The fix on my platform side was straightforward. I added an automated notification that alerts customers when their GPU utilization drops below 5 percent for more than 30 minutes, with an option to auto-terminate after 60 minutes of inactivity. That feature reduced wasted compute hours by about 40 percent across the platform within the first month.
The broader insight is that the most expensive cloud resources are not the ones with the highest hourly rate. They are the ones that run unnoticed. GPUs at $3.50 per hour sitting idle for a weekend cost more than a month of over-provisioned storage. The waste hides in plain sight because nobody is watching utilization in real time.
Faiz Ahmed
Founder, GpuPerHour

Shut Down Dormant Non-Prod Environments
One place we found surprising waste was in non-production environments that were technically "inactive" but still fully provisioned.

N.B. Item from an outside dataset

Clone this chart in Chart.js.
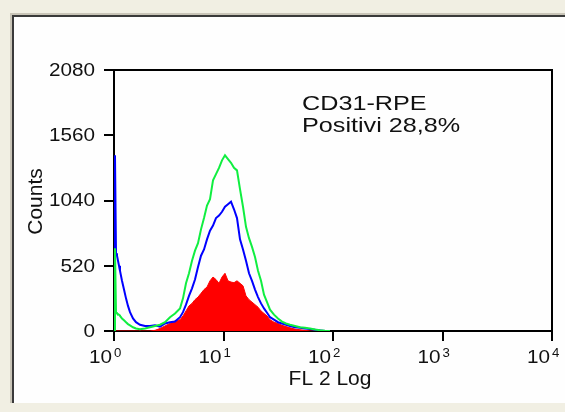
<!DOCTYPE html>
<html>
<head>
<meta charset="utf-8">
<script src="https://cdn.jsdelivr.net/npm/chart.js@4"></script>
<style>
  html, body { margin: 0; padding: 0; background: #f1efe3; }
  body { width: 565px; height: 412px; position: relative; overflow: hidden; }
  #outer { position: absolute; left: 10px; top: 13px; right: -60px; height: 388px;
           border-left: 2px solid #c9c5b8; border-top: 2px solid #c9c5b8; }
  #panel { position: absolute; left: 0; top: 0; right: 0; bottom: 0; background: #fefefe;
           border-left: 2px solid #3a3a3a; border-top: 2px solid #3a3a3a; }
  canvas { position: absolute; left: 0; top: 0; }
</style>
</head>
<body>
<div id="outer"><div id="panel"></div></div>
<canvas id="myChart" width="565" height="412"></canvas>
<script>
// FL2 channel values (log axis)
var channels = [1.00, 1.021, 1.043, 1.065, 1.088, 1.111, 1.134, 1.183, 1.234, 1.287, 1.342, 1.400,
  1.491, 1.588, 1.727, 1.919, 2.132, 2.368, 2.631, 2.923, 3.246, 3.607, 4.006, 4.267, 4.545,
  4.841, 5.157, 5.492, 5.850, 6.231, 6.637, 7.068, 7.530, 8.020, 8.542, 9.097, 9.690, 10.32,
  10.99, 11.71, 12.47, 13.28, 14.15, 15.07, 16.05, 17.10, 18.21, 19.40, 20.66, 22.01, 23.44,
  24.97, 26.59, 28.92, 31.45, 34.21, 37.22, 40.49, 44.98, 49.96, 55.50, 61.66, 68.48, 76.09,
  84.53, 93.89];

// counts per channel
var greenCounts = [0, 660, 150, 140, 135, 130, 120, 100, 85, 70, 55, 45,
  30, 20, 15, 20, 30, 40, 50, 70, 110, 140, 180, 260, 380,
  460, 560, 640, 700, 810, 900, 1000, 1050, 1200, 1250, 1300, 1360, 1400,
  1370, 1340, 1300, 1280, 1130, 990, 830, 740, 670, 590, 480, 400, 290,
  230, 170, 130, 100, 75, 60, 50, 40, 30, 25, 20, 12, 6,
  2, 0];

var blueCounts = [0, 1400, 620, 600, 560, 520, 480, 400, 330, 260, 200, 150,
  100, 70, 50, 40, 40, 45, 35, 60, 70, 75, 110, 150, 210,
  280, 340, 410, 510, 600, 650, 730, 800, 840, 900, 920, 950, 990,
  1010, 1030, 970, 900, 730, 650, 560, 460, 400, 330, 270, 220, 180,
  145, 110, 90, 70, 60, 50, 40, 30, 25, 20, 15, 10, 5,
  0, 0];

var redCounts = [0, 0, 0, 0, 0, 0, 0, 0, 0, 0, 0, 0,
  0, 0, 0, 0, 0, 5, 20, 40, 60, 80, 90, 120, 160,
  200, 220, 250, 270, 300, 330, 350, 400, 430, 410, 380, 430, 460,
  400, 390, 385, 400, 380, 360, 280, 250, 230, 210, 190, 160, 140,
  120, 90, 70, 60, 45, 35, 25, 15, 10, 5, 0, 0, 0,
  0, 0];

var xTicks = [1, 10, 100, 1000, 10000];
var yTicks = [0, 520, 1040, 1560, 2080];
var xExponents = ['0', '1', '2', '3', '4'];
var xTitle = 'FL 2 Log';
var yTitle = 'Counts';
var noteLines = ['CD31-RPE', 'Positivi 28,8%'];

function points(counts) {
  return channels.map(function(c, i) { return { x: c, y: counts[i] }; });
}

// draw text stretched horizontally
function stretchText(ctx, text, x, y, sx) {
  ctx.save();
  ctx.translate(x, y);
  ctx.scale(sx, 1);
  ctx.fillText(text, 0, 0);
  ctx.restore();
}

var textPlugin = {
  id: 'texts',
  afterDraw: function(chart) {
    var ctx = chart.ctx;
    var a = chart.chartArea;
    var xs = chart.scales.x, ys = chart.scales.y;

    // frame top and right
    ctx.save();
    ctx.strokeStyle = '#000';
    ctx.lineWidth = 2;
    ctx.beginPath();
    ctx.moveTo(a.left, a.top);
    ctx.lineTo(a.right, a.top);
    ctx.lineTo(a.right, a.bottom);
    ctx.stroke();
    ctx.restore();

    ctx.save();
    ctx.fillStyle = '#111';
    var fam = '"Liberation Sans", Arial, sans-serif';

    // y tick labels
    ctx.font = '18px ' + fam;
    ctx.textBaseline = 'middle';
    yTicks.forEach(function(v) {
      var s = String(v);
      var w = ctx.measureText(s).width * 1.15;
      stretchText(ctx, s, a.left - 19 - w, ys.getPixelForValue(v) + 1, 1.15);
    });

    // x tick labels with superscript
    ctx.textBaseline = 'alphabetic';
    xTicks.forEach(function(v, i) {
      var px = xs.getPixelForValue(v);
      ctx.font = '18px ' + fam;
      var w = ctx.measureText('10').width * 1.15;
      stretchText(ctx, '10', px - 2 - w, a.bottom + 32, 1.15);
      ctx.font = '12px ' + fam;
      stretchText(ctx, xExponents[i], px, a.bottom + 26, 1.1);
    });

    // axis titles
    ctx.font = '21px ' + fam;
    ctx.textAlign = 'center';
    ctx.fillText(xTitle, (a.left + a.right) / 2 - 3, a.bottom + 54);
    ctx.save();
    ctx.translate(42, (a.top + a.bottom) / 2 + 1);
    ctx.rotate(-Math.PI / 2);
    ctx.fillText(yTitle, 0, 0);
    ctx.restore();

    // annotation
    ctx.textAlign = 'left';
    stretchText(ctx, noteLines[0], 302, 110, 1.2);
    stretchText(ctx, noteLines[1], 302, 132, 1.2);
    ctx.restore();
  }
};

var axisStyle = {
  grid: { drawOnChartArea: false, drawTicks: true, tickLength: 10, color: '#000', lineWidth: 2 },
  border: { display: true, color: '#000', width: 2 },
  ticks: { display: false }
};

var ctx = document.getElementById('myChart').getContext('2d');
var myChart = new Chart(ctx, {
  type: 'line',
  data: {
    datasets: [{
      label: 'green',
      data: points(greenCounts),
      borderColor: '#10ee40',
      borderWidth: 2,
      pointRadius: 0,
      fill: false
    }, {
      label: 'blue',
      data: points(blueCounts),
      borderColor: '#0000ff',
      borderWidth: 2,
      pointRadius: 0,
      fill: false
    }, {
      label: 'red',
      data: points(redCounts),
      borderColor: '#ff0000',
      backgroundColor: '#ff0000',
      borderWidth: 1,
      pointRadius: 0,
      fill: 'origin'
    }]
  },
  options: {
    responsive: false,
    animation: false,
    devicePixelRatio: 1,
    layout: { padding: { left: 104, top: 70, right: 13, bottom: 71 } },
    plugins: { legend: { display: false }, tooltip: { enabled: false } },
    scales: {
      x: Object.assign({
        type: 'logarithmic', min: 1, max: 10000,
        afterBuildTicks: function(scale) {
          scale.ticks = xTicks.map(function(v) { return { value: v }; });
        }
      }, axisStyle),
      y: Object.assign({
        type: 'linear', min: 0, max: 2080,
        afterBuildTicks: function(scale) {
          scale.ticks = yTicks.map(function(v) { return { value: v }; });
        }
      }, axisStyle)
    }
  },
  plugins: [textPlugin]
});
</script>
</body>
</html>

These weren't obvious at first because each individual resource looked small and justified—dev databases, staging clusters, temporary test environments. But when you looked at them collectively, a lot of them were running 24/7 despite only being used a few hours a week.
We identified it by shifting from service-level cost tracking to time-based utilization analysis. Instead of just asking "what costs the most," we looked at when resources were actually being used. That exposed a clear mismatch—high uptime, low activity.

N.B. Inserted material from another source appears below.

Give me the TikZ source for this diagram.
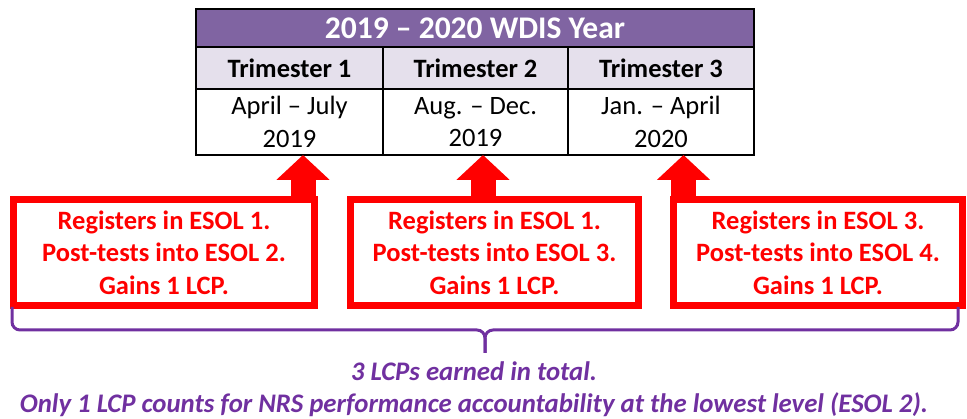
\documentclass[tikz,border=0pt]{standalone}
\usepackage{fontspec}
\setmainfont{Carlito}
\usetikzlibrary{arrows.meta}

\definecolor{wdispurple}{HTML}{8064A2}
\definecolor{wdislilac}{HTML}{E5E0EC}
\definecolor{lcppurple}{HTML}{7030A0}

\begin{document}
\begin{tikzpicture}[x=1pt, y=-1pt,
    cell/.style={draw=black, line width=2pt, inner sep=0pt, align=center,
      font=\fontsize{26.5}{32.5}\selectfont},
    esolbox/.style={draw=red, line width=7pt, inner sep=0pt, align=center,
      minimum height=106pt, text=red,
      font=\fontsize{26.5}{32.5}\selectfont\bfseries},
    uparrow/.style={draw=red, line width=25pt, -{Triangle[length=25pt, width=52pt]}},
    bracket/.style={draw=lcppurple, line width=3pt, rounded corners=8pt}]

    \useasboundingbox (0,0) rectangle (967,419);

    % WDIS year table
    \node[cell, fill=wdispurple, text=white, minimum width=558pt, minimum height=38pt,
      font=\fontsize{31.5}{36}\selectfont\bfseries] (year) at (475,28) {2019 -- 2020 WDIS Year};

    \node[cell, fill=wdislilac, minimum width=187pt, minimum height=42pt, font=\fontsize{26.5}{32.5}\selectfont\bfseries]
      (tri1) at (289.5,68) {Trimester 1};
    \node[cell, fill=wdislilac, minimum width=185pt, minimum height=42pt, font=\fontsize{26.5}{32.5}\selectfont\bfseries]
      (tri2) at (475.5,68) {Trimester 2};
    \node[cell, fill=wdislilac, minimum width=186pt, minimum height=42pt, font=\fontsize{26.5}{32.5}\selectfont\bfseries]
      (tri3) at (661,68) {Trimester 3};

    \node[cell, minimum width=187pt, minimum height=66pt] (date1) at (289.5,122) {April -- July\\2019};
    \node[cell, minimum width=185pt, minimum height=66pt] (date2) at (475.5,122) {Aug. -- Dec.\\2019};
    \node[cell, minimum width=186pt, minimum height=66pt] (date3) at (661,122) {Jan. -- April\\2020};

    % learner boxes
    \node[esolbox, minimum width=301pt] (reg1) at (164,252.5)
      {Registers in ESOL 1.\\Post-tests into ESOL 2.\\Gains 1 LCP.};
    \node[esolbox, minimum width=288pt] (reg2) at (494.5,252.5)
      {Registers in ESOL 1.\\Post-tests into ESOL 3.\\Gains 1 LCP.};
    \node[esolbox, minimum width=289pt] (reg3) at (818,252.5)
      {Registers in ESOL 3.\\Post-tests into ESOL 4.\\Gains 1 LCP.};

    \coordinate (tip1) at (303,155);
    \coordinate (tip2) at (483,155);
    \coordinate (tip3) at (683.5,155);
    \draw[uparrow] (reg1.north -| tip1) -- (tip1);
    \draw[uparrow] (reg2.north -| tip2) -- (tip2);
    \draw[uparrow] (reg3.north -| tip3) -- (tip3);

    % brace under the boxes
    \coordinate (bl) at (12,307);
    \coordinate (br) at (958,307);
    \coordinate (bmid) at (485,330);
    \coordinate (btip) at (485,353);
    \draw[bracket] (bl) |- (bmid) -- (btip);
    \draw[bracket] (br) |- (bmid) -- (btip);

    \node[align=center, inner sep=0pt, text=lcppurple,
      font=\fontsize{26.8}{32}\selectfont\bfseries\itshape] (total) at (474,389)
      {3 LCPs earned in total.\\Only 1 LCP counts for NRS performance accountability at the lowest level (ESOL 2).};
\end{tikzpicture}
\end{document}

Once we saw that pattern, the fix was straightforward: auto-scheduling and expiration policies for non-prod resources. Environments either shut down outside working hours or required explicit extension if they needed to stay up.
The interesting part is that this wasn't a single big inefficiency—it was many small ones adding up. Without looking at usage patterns over time, it would've stayed hidden.

Delete Untagged Debug Sandboxes
One of the most unexpected areas of cloud cost waste I've uncovered in my organization comes from an unlikely source: our own troubleshooting workflows.
As a cloud consultant, my team regularly replicates customer environments and solutions to test configurations, reproduce issues, and validate fixes. It's a critical part of delivering quality service, but it also creates a blind spot for resource management. After a long day of debugging, it's surprisingly easy to forget to tear down the resources we spun up. Over time, these orphaned environments accumulate, inflating our monthly bill and, more concerningly, introducing potential security risks if they aren't properly configured or monitored.
To tackle this, we implemented a tag-driven governance system backed by automation. Every resource created must carry standardized tags identifying its owner and purpose. An AWS Lambda function runs on a daily schedule, scanning resources across a defined list of AWS services to verify compliance. If a resource is missing the required tags — or doesn't carry an explicit exemption tag such as "auto-remove:no" — the function sends a notification to the account owner, giving them a chance to either tag the resource or clean it up.
If the same untagged resource is still present on the Lambda function's next run the following day, it's automatically deleted. This two-strike approach balances safety with accountability: no one is caught off guard, but nothing lingers indefinitely.
Routine audits of resource ownership and tagging are the key to keeping our cloud bill in check -- and the outcome has been surprisingly positive. Since rolling out this automated tag-enforcement approach, we've saved thousands of dollars in cloud spend every month while simultaneously tightening our security posture.